7. Travel & Living Expenses
You and perhaps your management team will likely have to head out of town to receive your training, a process that can take anywhere from a couple of days to a whole week, during which you’ll probably have to cover your travel and living expenses.
Ongoing Costs of Operating a Franchise
Now let’s discuss the perpetual outgoings that will keep your franchise afloat!
1. Replenishing Inventory
With any luck, your initial batch of inventory flew off the shelves, leaving your franchise looking, well… rather naked. Now’s the time to buy in a bunch more enticing items or supplies so you can keep up with consumer demand and give people plenty to come and browse.
The key here is to only order what you think you’ll need. It helps to consult the franchiser and perhaps other franchise owners to whip up a rough estimate of inventory fees.

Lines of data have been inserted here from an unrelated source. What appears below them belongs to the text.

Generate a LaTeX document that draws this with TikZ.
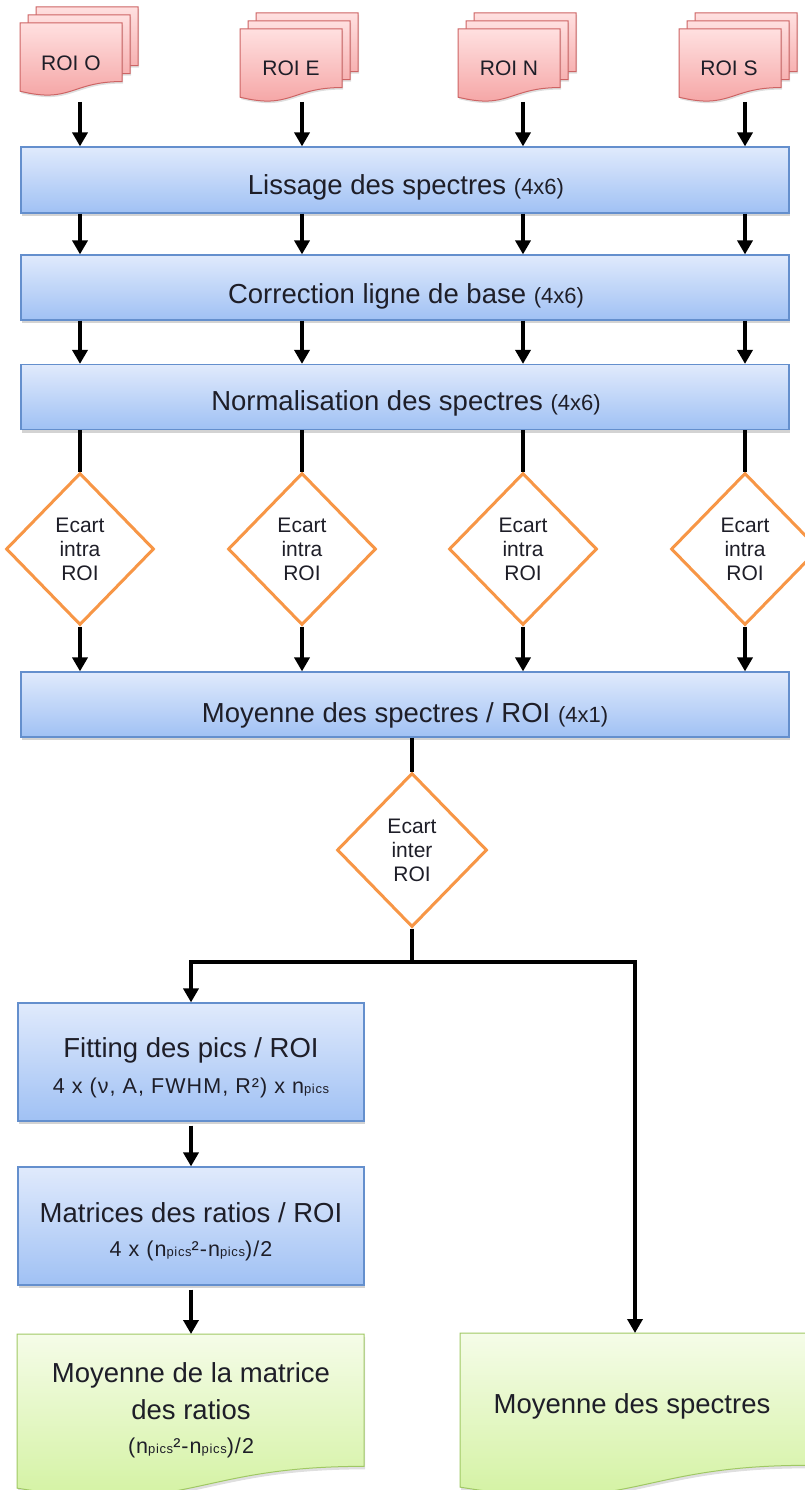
\documentclass[tikz,border=0pt]{standalone}
\usepackage{fontspec}
\setmainfont{Liberation Sans}
\usetikzlibrary{arrows.meta,shapes.geometric,shadows}

\definecolor{bluetop}{RGB}{224,234,252}
\definecolor{bluebot}{RGB}{160,193,244}
\definecolor{blueedge}{RGB}{100,143,205}
\definecolor{redtop}{RGB}{255,224,224}
\definecolor{redbot}{RGB}{244,160,160}
\definecolor{rededge}{RGB}{205,100,100}
\definecolor{greentop}{RGB}{245,252,232}
\definecolor{greenbot}{RGB}{208,241,155}
\definecolor{greenedge}{RGB}{160,200,100}
\definecolor{orangeedge}{RGB}{247,150,70}
\definecolor{txt}{RGB}{30,30,40}

\newcommand\fs[1]{\fontsize{#1}{#1}\selectfont}
\newcommand\npicsx{n{\fontsize{13}{13}\selectfont pics}}

\newcommand\docshape[5]{%
  \pgfmathsetmacro\dxR{#1+#3}%
  \pgfmathsetmacro\dxM{#1+0.5*#3}%
  \pgfmathsetmacro\dyR{#2+0.802*#4}%
  \pgfmathsetmacro\dyM{#2+1.1075*#4}%
  \pgfmathsetmacro\dyL{#2+0.934*#4}%
  \path[#5] (#1,#2) -- (\dxR,#2) -- (\dxR,\dyR) .. controls (\dxM,\dyR) and (\dxM,\dyM) .. (#1,\dyL) -- cycle;}

\newcommand\roistack[2]{%
  \docshape{#1+16}{#2-16}{102}{73}{roidoc}%
  \docshape{#1+8}{#2-8}{102}{73}{roidoc}%
  \docshape{#1}{#2}{102}{73}{roidoc}}

\begin{document}
\begin{tikzpicture}[x=1pt,y=-1pt,
  bluebox/.style={draw=blueedge,line width=1.2pt,top color=bluetop,bottom color=bluebot,
    inner sep=0pt,drop shadow={shadow xshift=1pt,shadow yshift=-3pt,opacity=0.35}},
  roidoc/.style={draw=rededge,line width=1pt,top color=redtop,bottom color=redbot,
    drop shadow={shadow xshift=1pt,shadow yshift=-2pt,opacity=0.25}},
  greendoc/.style={draw=greenedge,line width=1pt,top color=greentop,bottom color=greenbot,
    drop shadow={shadow xshift=1pt,shadow yshift=-3pt,opacity=0.25}},
  lbl/.style={inner sep=0pt,text=txt,font=\fs{27.5}},
  sub/.style={inner sep=0pt,text=txt,font=\fs{21.5}\addfontfeature{LetterSpace=5}},
  roitxt/.style={inner sep=0pt,text=txt,font=\fs{21}},
  dia/.style={diamond,draw=orangeedge,line width=3pt,fill=white,inner sep=0pt,
    minimum width=148,minimum height=152,align=center,text=txt,font=\fontsize{21}{24}\selectfont},
  line/.style={draw=black,line width=4pt},
  arr/.style={line,-{Triangle[width=15pt,length=14pt]}}]
\useasboundingbox (0,0) rectangle (805,1490);

% ROI documents
\roistack{20}{23}
\roistack{240}{29}
\roistack{458}{29}
\roistack{679}{29}
\node[roitxt] (roiO) at (71,63) {ROI O};
\node[roitxt] (roiE) at (291,68) {ROI E};
\node[roitxt] (roiN) at (509,68) {ROI N};
\node[roitxt] (roiS) at (729,68) {ROI S};

% main boxes
\node[bluebox,minimum width=768,minimum height=66] (lis) at (405,180) {};
\node[lbl,anchor=base] (lisT) at (406,195) {Lissage des spectres {\fs{22}(4x6)}};
\node[bluebox,minimum width=768,minimum height=65] (cor) at (405,287.5) {};
\node[lbl,anchor=base] (corT) at (406,303) {Correction ligne de base {\fs{22}(4x6)}};
\node[bluebox,minimum width=768,minimum height=65] (nor) at (405,397) {};
\node[lbl,anchor=base] (norT) at (406,410) {Normalisation des spectres {\fs{22}(4x6)}};
\node[bluebox,minimum width=768,minimum height=65] (moy) at (405,704.5) {};
\node[lbl,anchor=base] (moyT) at (405,722) {Moyenne des spectres / ROI {\fs{22}(4x1)}};

% arrows from documents
\coordinate (aO) at (80,102);
\coordinate (aE) at (302,102);
\coordinate (aN) at (523,102);
\coordinate (aS) at (745,102);
\foreach \a in {aO,aE,aN,aS}{\draw[arr] (\a) -- (\a |- lis.north);}

% arrows between boxes, diamonds
\foreach \c/\i in {80/1,302/2,523/3,745/4}{
  \draw[arr] (lis.south -| \c,0) -- (cor.north -| \c,0);
  \draw[arr] (cor.south -| \c,0) -- (nor.north -| \c,0);
  \node[dia] (d\i) at (\c,549) {Ecart\\intra\\ROI};
  \draw[line] (nor.south -| d\i.north) -- (d\i.north);
  \draw[arr] (d\i.south) -- (d\i.south |- moy.north);
}

% inter ROI
\node[dia,minimum width=150,minimum height=154] (inter) at (412,850) {Ecart\\inter\\ROI};
\draw[line] (moy.south -| inter.north) -- (inter.north);
\coordinate (split) at (412,962);
\draw[line] (inter.south) -- (split);

% left branch
\node[bluebox,minimum width=346,minimum height=118] (fit) at (191,1062) {};
\node[lbl,anchor=base] (fitA) at (191,1057) {Fitting des pics / ROI};
\node[sub,anchor=base] (fitB) at (191,1093) {4 x (ν, A, FWHM, R²) x \npicsx};
\node[bluebox,minimum width=346,minimum height=118] (mat) at (191,1226) {};
\node[lbl,anchor=base] (matA) at (191,1222) {Matrices des ratios / ROI};
\node[sub,anchor=base] (matB) at (191,1256) {4 x (\npicsx²-\npicsx)/2};

\docshape{17}{1334}{347}{165}{greendoc}
\node[lbl,anchor=base] (g1a) at (191,1382) {Moyenne de la matrice};
\node[lbl,anchor=base] (g1b) at (191,1419) {des ratios};
\node[sub,anchor=base] (g1c) at (191,1453) {(\npicsx²-\npicsx)/2};
\coordinate (g1top) at (191,1334);

\docshape{460}{1333}{347}{165}{greendoc}
\node[lbl,anchor=base] (g2a) at (632,1413) {Moyenne des spectres};
\coordinate (g2top) at (635,1333);

\draw[arr] (split) -| (fit.north);
\draw[arr] (split) -| (g2top);
\draw[arr] ([yshift=-4pt]fit.south) -- (mat.north);
\draw[arr] ([yshift=-4pt]mat.south) -- (g1top);
\end{tikzpicture}
\end{document}
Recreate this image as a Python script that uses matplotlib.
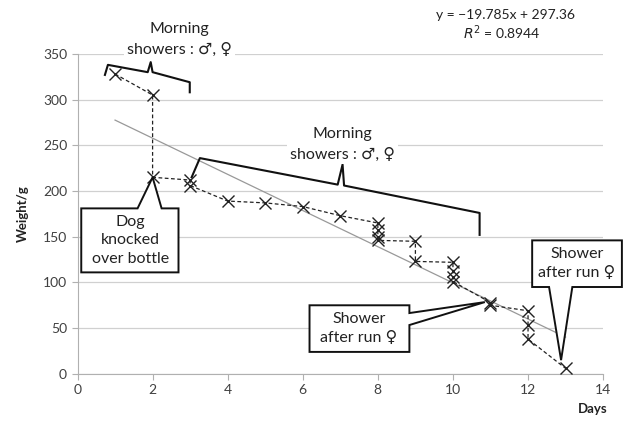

As you’re well aware, people don’t work out of the goodness of their hearts, they do so to earn a living, and as the head honcho of your franchise, you’re responsible for doling out their salaries. The more employees you have, the larger your payroll will be, so be sure to discuss staffing requirements with the franchiser before signing on the dotted line, as this will help you budget accordingly.
3. The Marketing Fees
All marketing strategies will be covered by franchise headquarters, and they may even send you over a lot of the necessary materials, but it won’t all come for free. There may be certain aspects of advertising that you’ll have to cover.
4. Rent & Utilities
If you’re renting out the franchise location, you’ll be responsible for paying all the same bills you’d pay when renting a house — We’re talking rent, energy, water, and fuel. This can be tricky to budget for, but analyzing the temperature swings of the climate in your area is a great way to whip up a rough estimate of utility costs throughout the year.
5. Loan Repayments (If You Borrowed)
Sourcing a loan to cover some of the aforementioned initial costs of operating a franchise is a common strategy, but this means you’ll have to factor in monthly repayments into your budget!
There you have it — A list of the costs associated with starting and operating a franchise. Remember though, this is a general guide to franchise costs, and there may well be a plethora of industry- or brand-specific fees that we haven’t discussed here today, so don’t rest on your laurels.
Do plenty of industry-specific research, and never underestimate the franchiser themselves as a valuable resource. The more prepared you are before taking on a franchise, the brighter your future with the brand will be!